Trammo’s Tampa ammonia group, headed by Jeff Minnis, will run the North American business. Trammo’s Paris ammonia group, headed by Christophe Savi, will run the international ammonia business. Mr. van Dalfsen, New York, will oversee the global ammonia business during the merger and the following transition period.

Christian Wendel, present CEO of the Fertilizers & Commodities division, will become CEO of the newly-formed Commodities division. He will be headquartered in Singapore and Zurich.

“We believe Trammo’s ammonia business will thrive in this new structure and complement the success of the other products in the Commodities division,” said van Dalfsen. “We look forward to providing even better service to our customers and suppliers.”

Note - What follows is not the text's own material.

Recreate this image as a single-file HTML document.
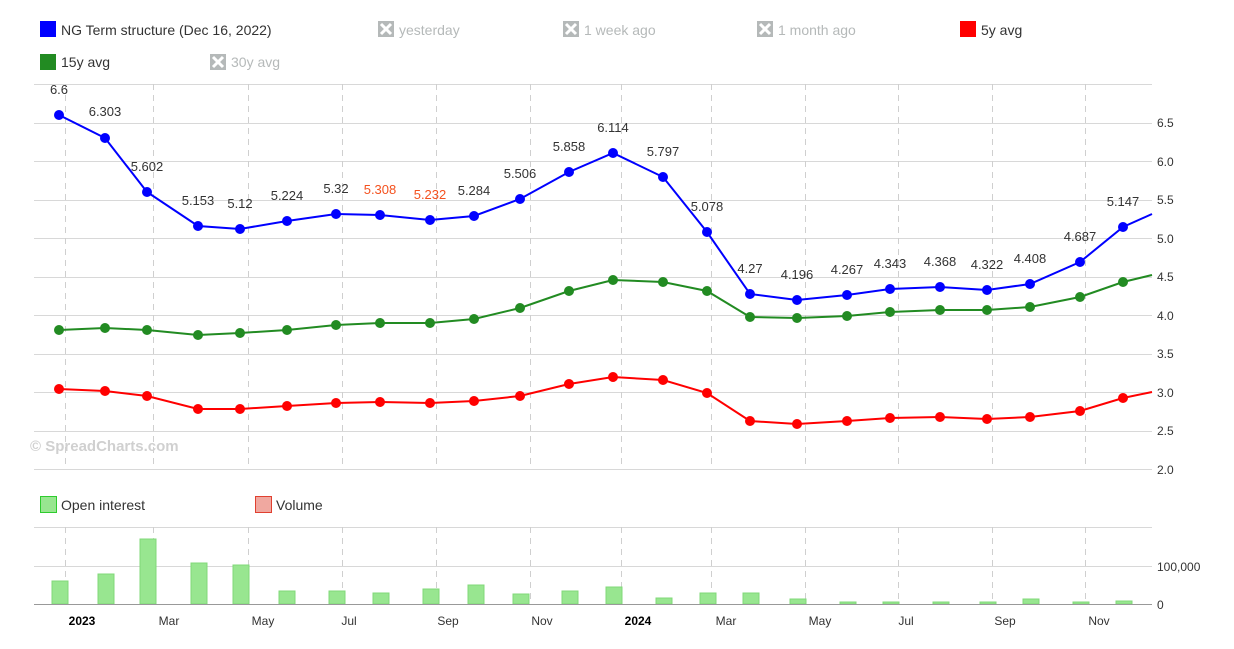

Trammo says it is the world’s leading independent marketer and transporter of anhydrous ammonia, with its 2013 ammonia trade at 2.8 million mt with revenues of $1.5 billion. It purchases ammonia from nearly 50 suppliers located in 14 countries and sells to customers in 33 countries. It controls a fleet of eight gas tankers of varying capacities. It has product available at four terminals in the U.S. and delivers by barge, railcar and truck. It owns an ammonia terminal in Illinois and operates and owns propane storage and distribution facilities in New Hampshire and Florida.

Trammo, formerly known as Transammonia, was founded in 1965, and is a global merchandising and trading group that markets, trades and transports fertilizer and commodities, including sulfur, sulfuric acid, petroleum coke, coal, rice, ammonia, LPG and petrochemicals. During 2013, Trammo said sales consisted of 41.8 million mt of all products with revenues of $11.3 billion.

Trammo employs more than 455 people operating offices in 33 cities around the world.